Request:
Copy verbatim the block of lines in the entries below whose first line contains "Clone this diagram in TikZ." and whose last line contains "(join) at (446,163);". Leave out all other lines.

Dataset extract:
------

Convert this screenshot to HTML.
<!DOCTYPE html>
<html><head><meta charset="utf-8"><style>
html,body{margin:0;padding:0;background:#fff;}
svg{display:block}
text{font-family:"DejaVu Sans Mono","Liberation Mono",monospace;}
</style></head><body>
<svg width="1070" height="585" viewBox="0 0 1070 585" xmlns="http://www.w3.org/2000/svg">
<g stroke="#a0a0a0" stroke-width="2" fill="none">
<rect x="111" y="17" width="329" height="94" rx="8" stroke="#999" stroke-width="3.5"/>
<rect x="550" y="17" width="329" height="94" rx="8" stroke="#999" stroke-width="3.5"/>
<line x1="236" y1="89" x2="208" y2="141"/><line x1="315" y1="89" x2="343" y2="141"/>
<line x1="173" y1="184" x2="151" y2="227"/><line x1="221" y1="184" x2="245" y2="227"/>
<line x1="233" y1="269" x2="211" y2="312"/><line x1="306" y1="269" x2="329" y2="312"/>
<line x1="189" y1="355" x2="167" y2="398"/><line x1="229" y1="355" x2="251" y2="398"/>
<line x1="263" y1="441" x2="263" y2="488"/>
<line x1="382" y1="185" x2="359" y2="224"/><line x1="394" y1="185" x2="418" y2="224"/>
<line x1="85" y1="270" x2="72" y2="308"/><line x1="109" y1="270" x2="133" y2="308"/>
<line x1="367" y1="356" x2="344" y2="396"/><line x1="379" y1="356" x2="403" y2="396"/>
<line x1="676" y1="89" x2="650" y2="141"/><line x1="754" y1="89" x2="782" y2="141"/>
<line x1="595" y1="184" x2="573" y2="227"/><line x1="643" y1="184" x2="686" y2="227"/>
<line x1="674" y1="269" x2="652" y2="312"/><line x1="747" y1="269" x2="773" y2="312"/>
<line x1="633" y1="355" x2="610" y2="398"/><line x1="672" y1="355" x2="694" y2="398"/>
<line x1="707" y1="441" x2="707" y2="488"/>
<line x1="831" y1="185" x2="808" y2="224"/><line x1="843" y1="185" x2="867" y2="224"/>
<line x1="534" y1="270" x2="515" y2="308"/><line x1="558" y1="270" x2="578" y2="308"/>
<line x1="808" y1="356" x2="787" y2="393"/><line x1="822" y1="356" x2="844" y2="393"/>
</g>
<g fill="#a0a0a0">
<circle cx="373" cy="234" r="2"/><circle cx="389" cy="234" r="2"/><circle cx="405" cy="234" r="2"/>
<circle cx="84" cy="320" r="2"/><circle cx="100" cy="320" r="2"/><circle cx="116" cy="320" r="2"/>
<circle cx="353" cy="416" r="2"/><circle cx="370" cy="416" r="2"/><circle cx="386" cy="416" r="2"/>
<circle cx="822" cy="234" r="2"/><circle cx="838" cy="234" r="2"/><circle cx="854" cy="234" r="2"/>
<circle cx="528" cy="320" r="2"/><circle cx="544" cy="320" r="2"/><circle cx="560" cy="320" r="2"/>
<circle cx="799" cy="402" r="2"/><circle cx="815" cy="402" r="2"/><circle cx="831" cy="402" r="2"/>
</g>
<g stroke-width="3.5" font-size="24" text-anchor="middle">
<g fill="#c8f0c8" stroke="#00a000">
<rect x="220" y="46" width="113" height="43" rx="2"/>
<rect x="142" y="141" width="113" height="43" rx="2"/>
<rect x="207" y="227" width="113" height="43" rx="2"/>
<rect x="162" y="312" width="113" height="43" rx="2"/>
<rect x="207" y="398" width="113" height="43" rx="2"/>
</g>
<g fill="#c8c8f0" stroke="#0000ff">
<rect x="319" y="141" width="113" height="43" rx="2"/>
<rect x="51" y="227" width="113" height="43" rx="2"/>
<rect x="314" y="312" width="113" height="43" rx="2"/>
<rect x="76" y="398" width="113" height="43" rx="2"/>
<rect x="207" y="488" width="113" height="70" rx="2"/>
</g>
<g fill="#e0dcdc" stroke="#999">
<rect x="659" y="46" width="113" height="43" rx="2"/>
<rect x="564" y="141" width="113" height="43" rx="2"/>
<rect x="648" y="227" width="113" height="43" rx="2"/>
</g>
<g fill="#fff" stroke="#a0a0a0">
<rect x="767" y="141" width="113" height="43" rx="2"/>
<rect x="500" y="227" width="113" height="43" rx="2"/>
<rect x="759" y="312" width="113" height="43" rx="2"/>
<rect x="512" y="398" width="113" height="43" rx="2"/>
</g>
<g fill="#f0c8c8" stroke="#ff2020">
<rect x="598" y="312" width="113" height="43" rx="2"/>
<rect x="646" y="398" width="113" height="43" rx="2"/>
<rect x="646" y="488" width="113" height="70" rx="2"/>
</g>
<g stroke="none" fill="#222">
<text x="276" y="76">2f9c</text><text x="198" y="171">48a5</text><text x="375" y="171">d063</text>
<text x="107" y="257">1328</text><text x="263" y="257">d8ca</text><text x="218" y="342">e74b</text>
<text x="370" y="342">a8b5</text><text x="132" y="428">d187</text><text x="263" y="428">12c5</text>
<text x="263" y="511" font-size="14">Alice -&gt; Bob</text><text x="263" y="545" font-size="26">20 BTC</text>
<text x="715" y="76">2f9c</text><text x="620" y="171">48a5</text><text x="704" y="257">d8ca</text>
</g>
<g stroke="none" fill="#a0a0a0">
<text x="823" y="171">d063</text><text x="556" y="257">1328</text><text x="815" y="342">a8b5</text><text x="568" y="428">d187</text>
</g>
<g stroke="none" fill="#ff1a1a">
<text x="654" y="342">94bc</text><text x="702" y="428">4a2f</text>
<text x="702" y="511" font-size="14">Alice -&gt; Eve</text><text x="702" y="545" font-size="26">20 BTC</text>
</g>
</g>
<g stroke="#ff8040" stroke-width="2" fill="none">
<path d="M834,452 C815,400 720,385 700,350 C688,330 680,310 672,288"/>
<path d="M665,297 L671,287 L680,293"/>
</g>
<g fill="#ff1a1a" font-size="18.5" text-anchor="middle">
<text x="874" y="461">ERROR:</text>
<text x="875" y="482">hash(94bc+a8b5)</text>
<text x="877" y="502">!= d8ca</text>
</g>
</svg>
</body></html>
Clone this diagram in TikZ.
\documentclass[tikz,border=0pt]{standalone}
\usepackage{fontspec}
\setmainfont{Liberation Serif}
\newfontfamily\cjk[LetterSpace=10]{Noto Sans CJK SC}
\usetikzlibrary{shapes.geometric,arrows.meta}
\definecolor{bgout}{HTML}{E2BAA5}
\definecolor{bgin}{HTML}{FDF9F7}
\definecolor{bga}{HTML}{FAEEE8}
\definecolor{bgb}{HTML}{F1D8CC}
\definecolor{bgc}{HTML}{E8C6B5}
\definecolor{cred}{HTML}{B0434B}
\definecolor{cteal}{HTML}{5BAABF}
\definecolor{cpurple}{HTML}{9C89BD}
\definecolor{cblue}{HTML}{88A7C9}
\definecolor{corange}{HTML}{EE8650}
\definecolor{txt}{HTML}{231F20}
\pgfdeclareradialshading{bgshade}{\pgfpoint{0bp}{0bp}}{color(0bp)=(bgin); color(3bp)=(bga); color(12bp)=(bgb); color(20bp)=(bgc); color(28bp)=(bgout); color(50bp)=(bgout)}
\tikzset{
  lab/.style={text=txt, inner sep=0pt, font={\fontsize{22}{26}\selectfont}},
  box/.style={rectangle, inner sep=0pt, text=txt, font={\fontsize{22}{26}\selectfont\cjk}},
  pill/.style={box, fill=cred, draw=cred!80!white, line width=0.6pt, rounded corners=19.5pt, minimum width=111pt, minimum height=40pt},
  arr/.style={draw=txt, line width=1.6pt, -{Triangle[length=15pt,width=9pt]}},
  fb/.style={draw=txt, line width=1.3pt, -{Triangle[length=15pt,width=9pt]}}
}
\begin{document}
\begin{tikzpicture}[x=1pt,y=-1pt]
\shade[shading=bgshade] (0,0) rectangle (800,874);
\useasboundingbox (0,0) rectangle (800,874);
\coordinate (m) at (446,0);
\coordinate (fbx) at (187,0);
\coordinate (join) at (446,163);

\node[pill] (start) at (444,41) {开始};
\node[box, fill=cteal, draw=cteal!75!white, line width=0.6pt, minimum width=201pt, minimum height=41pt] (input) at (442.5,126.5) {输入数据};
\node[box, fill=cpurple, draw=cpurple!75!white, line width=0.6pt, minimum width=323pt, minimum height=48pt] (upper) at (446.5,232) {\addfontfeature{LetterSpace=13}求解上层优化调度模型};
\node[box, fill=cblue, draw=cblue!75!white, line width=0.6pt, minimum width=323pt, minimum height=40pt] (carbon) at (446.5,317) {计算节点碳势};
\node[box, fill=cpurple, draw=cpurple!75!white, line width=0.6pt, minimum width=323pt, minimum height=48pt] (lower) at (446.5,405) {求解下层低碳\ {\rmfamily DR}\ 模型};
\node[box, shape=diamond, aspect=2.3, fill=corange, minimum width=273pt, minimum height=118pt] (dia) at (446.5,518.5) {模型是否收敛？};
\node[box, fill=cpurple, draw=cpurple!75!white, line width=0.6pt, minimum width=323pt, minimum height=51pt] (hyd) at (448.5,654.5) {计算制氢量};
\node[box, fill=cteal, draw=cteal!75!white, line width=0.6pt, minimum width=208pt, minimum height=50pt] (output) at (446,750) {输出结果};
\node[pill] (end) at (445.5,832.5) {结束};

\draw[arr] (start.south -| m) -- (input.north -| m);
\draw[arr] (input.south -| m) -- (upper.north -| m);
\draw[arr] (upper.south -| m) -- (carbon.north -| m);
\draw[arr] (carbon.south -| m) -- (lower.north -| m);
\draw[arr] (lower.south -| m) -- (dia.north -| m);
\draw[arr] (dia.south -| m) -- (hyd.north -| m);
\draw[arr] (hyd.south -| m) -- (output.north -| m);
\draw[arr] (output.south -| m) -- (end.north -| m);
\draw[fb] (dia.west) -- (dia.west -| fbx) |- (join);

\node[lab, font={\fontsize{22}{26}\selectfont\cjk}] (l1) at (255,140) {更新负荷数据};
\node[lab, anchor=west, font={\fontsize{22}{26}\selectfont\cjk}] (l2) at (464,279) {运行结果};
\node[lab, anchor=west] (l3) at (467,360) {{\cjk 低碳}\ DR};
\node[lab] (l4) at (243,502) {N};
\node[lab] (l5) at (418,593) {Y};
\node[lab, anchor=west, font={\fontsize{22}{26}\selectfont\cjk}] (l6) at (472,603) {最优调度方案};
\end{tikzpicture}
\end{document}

------

Task result:
Clone this diagram in TikZ.
\documentclass[tikz,border=0pt]{standalone}
\usepackage{fontspec}
\setmainfont{Liberation Serif}
\newfontfamily\cjk[LetterSpace=10]{Noto Sans CJK SC}
\usetikzlibrary{shapes.geometric,arrows.meta}
\definecolor{bgout}{HTML}{E2BAA5}
\definecolor{bgin}{HTML}{FDF9F7}
\definecolor{bga}{HTML}{FAEEE8}
\definecolor{bgb}{HTML}{F1D8CC}
\definecolor{bgc}{HTML}{E8C6B5}
\definecolor{cred}{HTML}{B0434B}
\definecolor{cteal}{HTML}{5BAABF}
\definecolor{cpurple}{HTML}{9C89BD}
\definecolor{cblue}{HTML}{88A7C9}
\definecolor{corange}{HTML}{EE8650}
\definecolor{txt}{HTML}{231F20}
\pgfdeclareradialshading{bgshade}{\pgfpoint{0bp}{0bp}}{color(0bp)=(bgin); color(3bp)=(bga); color(12bp)=(bgb); color(20bp)=(bgc); color(28bp)=(bgout); color(50bp)=(bgout)}
\tikzset{
  lab/.style={text=txt, inner sep=0pt, font={\fontsize{22}{26}\selectfont}},
  box/.style={rectangle, inner sep=0pt, text=txt, font={\fontsize{22}{26}\selectfont\cjk}},
  pill/.style={box, fill=cred, draw=cred!80!white, line width=0.6pt, rounded corners=19.5pt, minimum width=111pt, minimum height=40pt},
  arr/.style={draw=txt, line width=1.6pt, -{Triangle[length=15pt,width=9pt]}},
  fb/.style={draw=txt, line width=1.3pt, -{Triangle[length=15pt,width=9pt]}}
}
\begin{document}
\begin{tikzpicture}[x=1pt,y=-1pt]
\shade[shading=bgshade] (0,0) rectangle (800,874);
\useasboundingbox (0,0) rectangle (800,874);
\coordinate (m) at (446,0);
\coordinate (fbx) at (187,0);
\coordinate (join) at (446,163);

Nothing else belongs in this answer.